== SOURCE DATA ==

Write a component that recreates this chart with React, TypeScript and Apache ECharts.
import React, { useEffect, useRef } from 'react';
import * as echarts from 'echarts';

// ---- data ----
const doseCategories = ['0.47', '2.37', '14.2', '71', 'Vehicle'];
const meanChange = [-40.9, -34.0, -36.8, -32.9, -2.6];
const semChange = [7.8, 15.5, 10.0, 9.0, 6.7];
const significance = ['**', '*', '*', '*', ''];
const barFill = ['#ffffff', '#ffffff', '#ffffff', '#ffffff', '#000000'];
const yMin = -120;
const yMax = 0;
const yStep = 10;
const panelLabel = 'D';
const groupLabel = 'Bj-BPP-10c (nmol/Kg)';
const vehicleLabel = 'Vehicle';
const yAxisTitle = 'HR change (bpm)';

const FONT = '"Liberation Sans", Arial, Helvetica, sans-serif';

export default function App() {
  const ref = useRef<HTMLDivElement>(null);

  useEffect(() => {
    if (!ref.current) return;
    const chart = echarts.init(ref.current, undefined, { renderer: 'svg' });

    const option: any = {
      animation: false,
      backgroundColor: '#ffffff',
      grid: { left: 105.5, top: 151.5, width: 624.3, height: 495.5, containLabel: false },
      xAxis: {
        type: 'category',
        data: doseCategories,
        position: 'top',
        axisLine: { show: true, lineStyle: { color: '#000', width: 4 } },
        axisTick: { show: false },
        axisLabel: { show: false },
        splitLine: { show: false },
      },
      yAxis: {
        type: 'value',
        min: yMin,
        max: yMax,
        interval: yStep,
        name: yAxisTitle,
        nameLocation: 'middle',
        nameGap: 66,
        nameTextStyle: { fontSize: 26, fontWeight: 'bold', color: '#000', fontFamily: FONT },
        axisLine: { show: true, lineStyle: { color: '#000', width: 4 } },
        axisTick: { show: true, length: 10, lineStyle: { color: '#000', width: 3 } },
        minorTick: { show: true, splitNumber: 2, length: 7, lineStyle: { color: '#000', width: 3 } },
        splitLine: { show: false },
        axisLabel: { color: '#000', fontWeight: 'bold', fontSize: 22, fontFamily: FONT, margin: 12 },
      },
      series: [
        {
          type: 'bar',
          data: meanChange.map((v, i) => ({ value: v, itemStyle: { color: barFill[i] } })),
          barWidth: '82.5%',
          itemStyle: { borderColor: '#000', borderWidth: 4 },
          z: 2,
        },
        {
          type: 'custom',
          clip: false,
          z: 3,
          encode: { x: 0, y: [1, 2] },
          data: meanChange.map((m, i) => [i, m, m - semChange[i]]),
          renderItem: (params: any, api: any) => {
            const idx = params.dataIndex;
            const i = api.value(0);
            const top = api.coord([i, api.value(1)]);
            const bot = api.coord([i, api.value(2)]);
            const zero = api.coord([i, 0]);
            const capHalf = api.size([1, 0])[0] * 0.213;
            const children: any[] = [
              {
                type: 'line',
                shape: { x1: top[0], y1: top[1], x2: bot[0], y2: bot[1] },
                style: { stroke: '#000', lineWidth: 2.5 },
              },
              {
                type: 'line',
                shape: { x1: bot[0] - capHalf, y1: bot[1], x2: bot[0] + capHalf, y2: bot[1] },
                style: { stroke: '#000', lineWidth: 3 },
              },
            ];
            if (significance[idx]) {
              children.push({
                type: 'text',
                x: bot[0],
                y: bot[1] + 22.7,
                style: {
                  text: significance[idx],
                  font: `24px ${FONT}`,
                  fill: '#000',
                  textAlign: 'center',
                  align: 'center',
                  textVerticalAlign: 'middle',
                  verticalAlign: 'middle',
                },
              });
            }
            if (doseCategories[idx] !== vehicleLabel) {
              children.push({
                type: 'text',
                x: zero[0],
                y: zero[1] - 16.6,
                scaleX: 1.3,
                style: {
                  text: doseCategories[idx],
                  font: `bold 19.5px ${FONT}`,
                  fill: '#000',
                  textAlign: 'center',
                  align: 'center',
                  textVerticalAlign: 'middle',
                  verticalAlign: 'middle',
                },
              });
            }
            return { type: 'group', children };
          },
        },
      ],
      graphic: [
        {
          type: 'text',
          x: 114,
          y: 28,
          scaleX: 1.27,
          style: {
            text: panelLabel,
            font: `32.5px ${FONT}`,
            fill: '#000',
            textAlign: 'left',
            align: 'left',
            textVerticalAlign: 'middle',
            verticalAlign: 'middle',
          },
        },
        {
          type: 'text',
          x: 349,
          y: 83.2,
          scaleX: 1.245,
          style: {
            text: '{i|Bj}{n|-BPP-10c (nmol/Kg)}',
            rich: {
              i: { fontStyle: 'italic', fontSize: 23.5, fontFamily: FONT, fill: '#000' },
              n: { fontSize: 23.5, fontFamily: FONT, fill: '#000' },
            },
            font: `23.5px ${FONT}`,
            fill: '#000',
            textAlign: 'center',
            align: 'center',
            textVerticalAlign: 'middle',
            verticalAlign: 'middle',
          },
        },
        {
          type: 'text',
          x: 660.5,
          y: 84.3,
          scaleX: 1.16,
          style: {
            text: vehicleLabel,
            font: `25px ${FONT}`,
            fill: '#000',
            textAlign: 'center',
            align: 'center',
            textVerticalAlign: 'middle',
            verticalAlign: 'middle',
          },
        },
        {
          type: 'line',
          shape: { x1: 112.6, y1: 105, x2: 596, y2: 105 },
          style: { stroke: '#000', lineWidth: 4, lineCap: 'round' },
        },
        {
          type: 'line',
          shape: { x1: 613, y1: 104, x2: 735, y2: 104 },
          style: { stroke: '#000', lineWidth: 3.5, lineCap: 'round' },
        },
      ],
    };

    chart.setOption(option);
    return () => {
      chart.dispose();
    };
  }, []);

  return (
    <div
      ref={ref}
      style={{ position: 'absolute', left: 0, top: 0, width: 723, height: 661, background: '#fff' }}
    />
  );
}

===

SHORT PROBLEM: Using the material above, quote the first line and each line after it, stopping at and including the line that holds "import * as echarts from 'echarts';".

RESULT OF THE TASK:
Write a component that recreates this chart with React, TypeScript and Apache ECharts.
import React, { useEffect, useRef } from 'react';
import * as echarts from 'echarts';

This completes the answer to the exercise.